Raden Suhartono – Keikhlasan dalam Meniti Karir
Ada sebuah ungkapan klasik dari Belanda yang penuh makna: “Leiden is lijden”—memimpin adalah menderita. Sebuah kutipan yang sederhana, namun mencerminkan kedalaman tanggung jawab dan pengorbanan seorang pemimpin sejati.
Ungkapan ini seolah menemukan relevansinya dalam sosok Raden Suhartono, Deputi Pengawasan Penyelenggaraan Keuangan Daerah BPKP, yang telah mengabdikan dirinya selama 38 tahun di lembaga ini. Dalam era di mana jabatan seringkali disalahartikan sebagai tempat meraih keuntungan pribadi, beliau justru menghadirkan wajah lain dari kepemimpinan—sebuah pengabdian yang jernih, tulus, dan penuh integritas.
Raden Suhartono bukanlah tipe pejabat yang gemar menumpuk harta. Ia bukan pemimpin yang sibuk membangun pencitraan, melainkan membiarkan karya dan keteladanan menjadi narasi hidupnya. Selama hampir empat dekade pengabdian, tak banyak kemewahan yang dikumpulkan.

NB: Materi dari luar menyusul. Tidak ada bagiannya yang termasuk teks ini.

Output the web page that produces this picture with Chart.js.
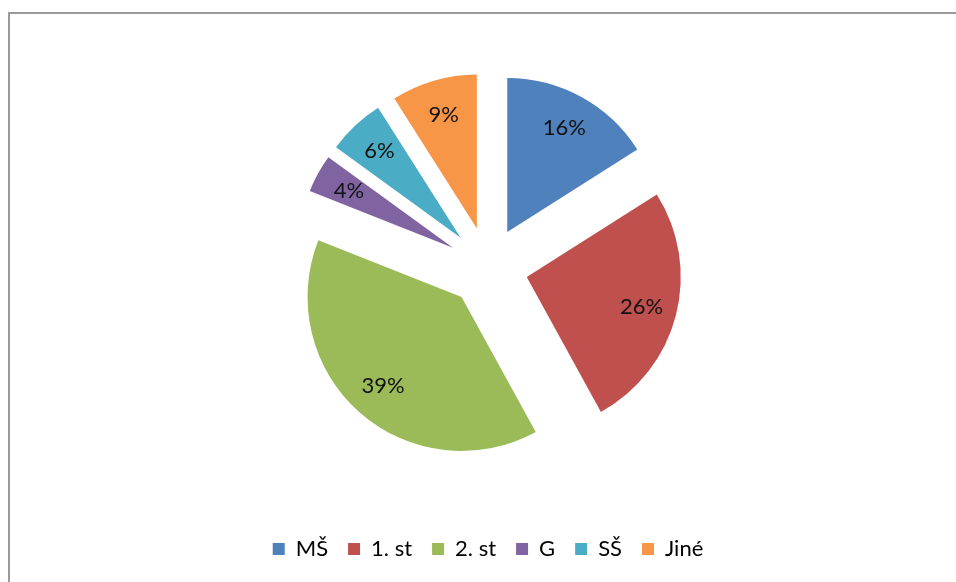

Rumahnya di Semarang pun tergolong sederhana. Namun justru dari kesederhanaan itulah tumbuh nilai-nilai kejujuran, kerja keras, dan keteguhan hati—yang tak ternilai harganya.
Sebagai pemimpin, beliau telah membuktikan bahwa jabatan bukanlah privilege, melainkan amanah. Ia tidak menggunakannya untuk memperkaya diri, melainkan sebagai sarana untuk mengabdi, memberi manfaat seluas mungkin, dan menjalankan tugas negara dengan loyalitas tinggi.
Dalam diam dan kesederhanaannya, Raden Suhartono menanamkan nilai-nilai luhur kepada keluarganya. Bersama istri tercinta, ia membesarkan empat orang putra yang kini telah tumbuh dewasa dan mandiri dengan karier masing-masing. Mereka adalah hasil nyata dari kepemimpinan yang dimulai dari rumah—dari teladan, bukan hanya ucapan.
"Leiden is lijden" bukan berarti pemimpin harus hidup dalam kesengsaraan. Tapi ia menegaskan bahwa memimpin adalah tentang menanggung beban lebih banyak, berkorban lebih dalam, dan berpikir lebih jauh. Raden Suhartono adalah contoh nyata dari filosofi ini—memimpin dengan hati, berdiri tegak dalam pengabdian, dan tidak menuntut banyak, selain hasil kerja yang bermakna dan berkah kehidupan yang cukup.
Tak heran bila Ali Masykur Musa, tokoh nasional dan sahabat semasa menjabat bersama di PT PELNI (Persero), menyebut beliau sebagai “Sang Flamboyan dari Kabupaten Banyumas.”
Ungkapan ini bukan tanpa alasan. Ia menggambarkan pribadi yang hangat, bijak, dan bersahaja, namun tetap memancarkan karisma dan kelas tersendiri. Seorang pemimpin yang tak hanya dihormati karena jabatannya, tetapi juga disayangi karena kepribadiannya.
“Raden Suhartono: Keikhlasan dalam Meniti Karir”, bukan hanya sekadar catatan perjalanan seorang pejabat negara. Ini adalah rekaman utuh dari nilai-nilai kehidupan, etos kerja, dan prinsip moral yang dijalani dalam kesunyian dan kesederhanaan.
Penerbitan buku ini menjadi jendela yang memperlihatkan bagaimana pengabdian itu dijalani dengan penuh keikhlasan, dan bagaimana kesetiaan pada tugas dapat mengukir pencapaian yang tak ternilai.
Lebih dari sekadar biografi, ulasan di dalam buku ini adalah warisan nilai dan capture knowledge. Sebuah legacy yang ditulis bukan untuk membanggakan posisi, tetapi untuk menginspirasi. Ia menjadi pelita bagi generasi mendatang—bagi siapa pun yang ingin memahami makna sejati dari kepemimpinan dan pengabdian.
Dalam dunia yang terus berubah, kisah hidup Raden Suhartono hadir sebagai pengingat bahwa keberhasilan sejati bukan terletak pada seberapa tinggi jabatan diraih, tetapi pada seberapa besar manfaat yang diberikan, dan seberapa tulus hati yang dilibatkan.
Semoga buku ini segera rampung dalam waktu yang tidak terlalu lama.